Est-ce une légende, est-ce un vrai récit de vie ? La vraisemblance semble se mélanger aux faux-semblants, l’improbable au témoignage, les souvenirs à l'oubli ou à leur création. Une jeune femme et une femme plus âgée confrontent leurs paroles. L’une cherche à comprendre ou construire un passé, le sien peut-être. L'autre se bute à sa mémoire floutée, à une forme d'amnésie baignée de flashs ou de désirs.

 

La plus jeune (pétillante et touchante Anne Frèches) prend soin de la plus âgée (impressionnante et tout aussi touchante Michèle Simonnet). Presque comme on prend soin d’un enfant, la berçant de douceur, l’encourageant à parler. La plus âgée, celle-là même qui a été comédienne et qui est aujourd'hui à la splendeur de l'âge du monde, se laisse prendre au jeu en le nourrissant par touches, en le refusant aussi, se retire parfois dans son trouble, s’emballe dans la colère ou l’enthousiasme.

 

Passé retourné, passé inventé, les douleurs sont les mêmes quand il s'agit d'amour. La pièce nous emporte dans un tourbillon incessant où l'histoire se meut de répétitions par brides, inlassablement quasi compulsivement, pour mieux là dessiner ou pour mieux l'enfouir. On ne sait pas, on ne saura pas.

 

La mise en scène sobre et efficace de Christophe Thierry fait le choix d'inventer un troisième personnage, celui du musicien (Renan Richard-Kobel), aux côtés des deux femmes au dialogue doux ou brûlant. Un choix qui impose un tiers dans ce récit à deux.

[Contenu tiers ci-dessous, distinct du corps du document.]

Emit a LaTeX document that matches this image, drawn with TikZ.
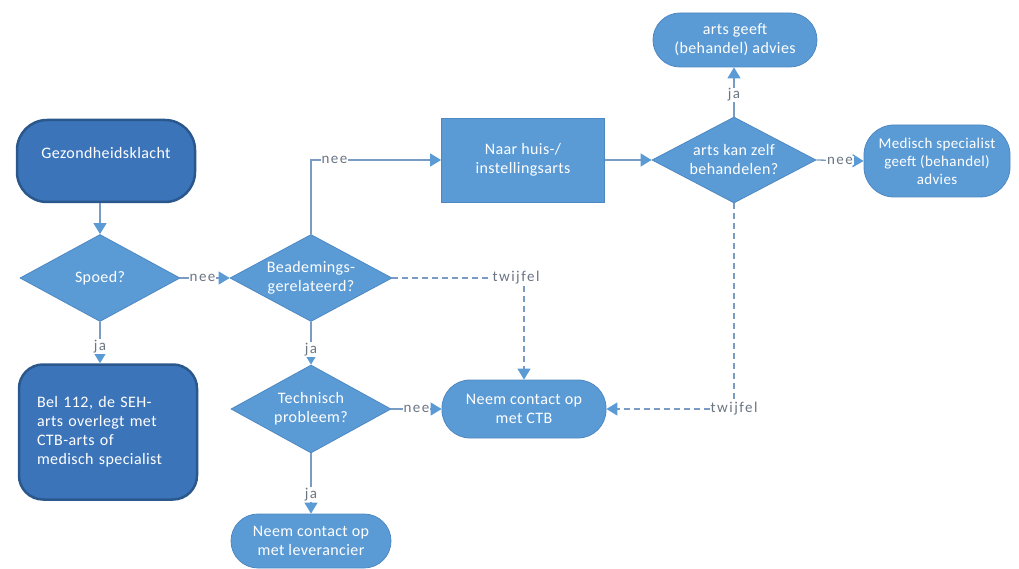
\documentclass[tikz,border=0pt]{standalone}
\usepackage{fontspec}
\setmainfont{Carlito}[LetterSpace=2.5]
\newfontfamily\lblfont{Carlito}[LetterSpace=10]
\usetikzlibrary{shapes.geometric,arrows.meta}
\definecolor{lightblue}{HTML}{5B9BD5}
\definecolor{lightedge}{HTML}{4E88C2}
\definecolor{darkfill}{HTML}{3C74BA}
\definecolor{darkedge}{HTML}{2B588C}
\definecolor{linecol}{HTML}{7A9CC4}
\definecolor{labelcol}{HTML}{6B7683}
\begin{document}
\begin{tikzpicture}[x=1pt,y=-1pt,
  base/.style={text=white, font=\fontsize{16}{19}\selectfont, align=center},
  proc/.style={base, fill=lightblue, draw=lightedge, line width=0.8pt, inner sep=2pt},
  decision/.style={base, shape=diamond, fill=lightblue, draw=lightedge, line width=0.8pt, inner sep=-12pt},
  darkbox/.style={base, fill=darkfill, draw=darkedge, line width=2.5pt},
  conn/.style={draw=linecol, line width=1.3pt, -{Triangle[width=13pt,length=11pt,color=lightblue]}},
  doubt/.style={conn, dash pattern=on 6pt off 4pt},
  lbl/.style={fill=white, text=labelcol, font=\lblfont\fontsize{15}{17}\selectfont, inner sep=1pt}
]
\useasboundingbox (0,0) rectangle (1019,569);

% nodes
\node[darkbox, rounded corners=30pt, minimum width=178pt, minimum height=82pt] (gez) at (106,161) {Gezondheidsklacht\\[-2pt]\mbox{}};
\node[decision, minimum width=160pt, minimum height=87pt] (spoed) at (100,278) {Spoed?};
\node[decision, minimum width=162pt, minimum height=87pt] (bead) at (311,278) {Beademings-\\gerelateerd?};
\node[darkbox, rounded corners=24pt, minimum width=178pt, minimum height=135pt, text width=142pt, align=left] (bel) at (108,432) {Bel 112, de SEH-\\arts overlegt met\\CTB-arts of\\medisch specialist};
\node[decision, minimum width=160pt, minimum height=88pt] (tech) at (311,409) {Technisch\\probleem?};
\node[proc, rounded corners=27pt, minimum width=160pt, minimum height=54pt] (lev) at (311,541) {Neem contact op\\met leverancier};
\node[proc, rounded corners=28pt, minimum width=164pt, minimum height=58pt] (ctb) at (524,409) {Neem contact op\\met CTB};
\node[proc, minimum width=163pt, minimum height=84pt] (naar) at (523,160) {Naar huis-/\\instellingsarts};
\node[decision, minimum width=164pt, minimum height=86pt] (arts) at (734,160) {arts kan zelf\\behandelen?};
\node[proc, rounded corners=27pt, minimum width=164pt, minimum height=54pt] (geeft) at (735,40) {arts geeft\\(behandel) advies};
\node[proc, rounded corners=30pt, minimum width=146pt, minimum height=72pt, font=\fontsize{15}{18}\selectfont] (med) at (937,161) {Medisch specialist\\geeft (behandel)\\advies};

% connectors
\draw[conn] (gez.south -| spoed.north) -- (spoed.north);
\draw[conn] (spoed.east) -- node[lbl, pos=0.45] {nee} (bead.west);
\draw[conn] (spoed.south) -- node[lbl, pos=0.6] {ja} (spoed.south |- bel.north);
\draw[conn] (bead.north) |- node[lbl, pos=0.59] {nee} (naar.west);
\draw[doubt] (bead.east) -| node[lbl, pos=0.5, xshift=-8pt] {twijfel} (ctb.north);
\draw[conn] (bead.south) -- node[lbl, pos=0.65] {ja} (tech.north);
\draw[conn] (tech.east) -- node[lbl, pos=0.5] {nee} (ctb.west);
\draw[conn] (tech.south) -- node[lbl, pos=0.68] {ja} (lev.north);
\draw[conn] (naar.east) -- (arts.west);
\draw[conn] (arts.north) -- node[lbl, pos=0.44] {ja} (arts.north |- geeft.south);
\draw[conn] (arts.east) -- node[lbl, pos=0.5] {nee} (med.west);
\draw[doubt] (arts.south) |- node[lbl, pos=0.5] {twijfel} (ctb.east);
\end{tikzpicture}
\end{document}
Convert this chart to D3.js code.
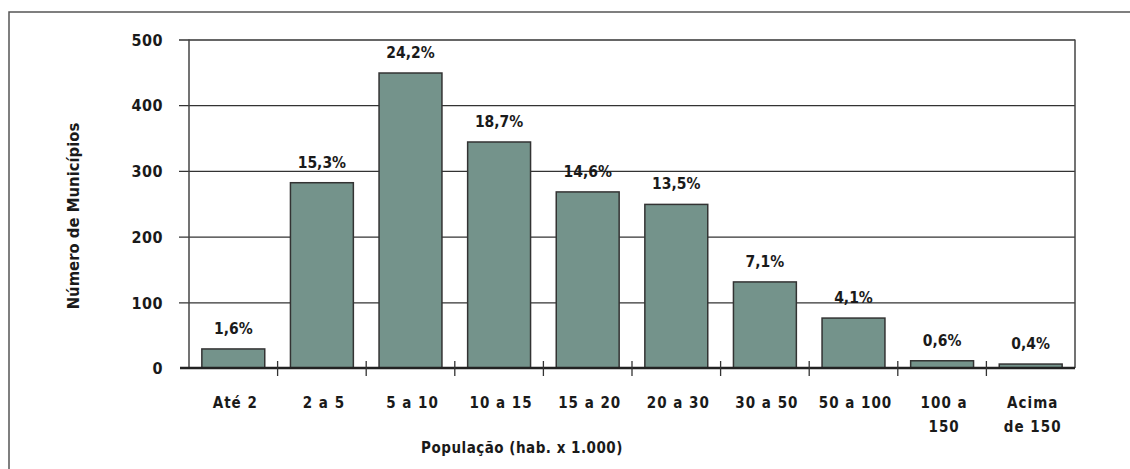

Pourquoi pas. Même si la puissance instrumentale couvre trop souvent les jeux : la guitare « forte » près des deux comédiennes ou bien la guitare en off plus le saxophone « forte » en direct au même endroit.

 

La chanson emblématique de la pièce « les mots d'amour » d'Édith Piaf est chantée par Anne Frèches. L'émotion se fait proche. Le cri d'amour des paroles, la peur de sa perte, les pleurs de son manque attendu, renforcent le trouble persistant de la pièce. Une valse-hésitation tragique entre la vérité et le fantasme.

 

Complainte d'une vieille comédienne qui ne se souvient plus très bien et quête identitaire d'une jeune femme qui voudrait enfin savoir ou pouvoir inventer qui elle est, se mélangent, se traversent, s'entrelacent. Et nous cueillent.

 

Anne Frèches et Michèle Simonnet donnent une intensité attachante et remarquable à leurs personnages. Nous y croyons. Nous y sommes.  Elles parviennent à nous envelopper du doute dans ce rêve étrange aux allures de conte qui n’en est peut-être pas un.

 

Un spectacle où l'on retrouve la musicalité et la singularité de la langue de Duras pleinement habitée par le jeu des comédiennes. Savoureux.

 

Spectacle vu le 1 mars 2019,

Frédéric Perez

 

 

De Marguerite Duras. Mise en scène et scénographie de Christophe Thiry. Arrangements musicaux de Renan Richard-Kobel. Assistance à la mise en scène de Koso Morina. Costumes de Annamaria di Mambro. Maquillage de Sandra Look. Lumière de Cyril David.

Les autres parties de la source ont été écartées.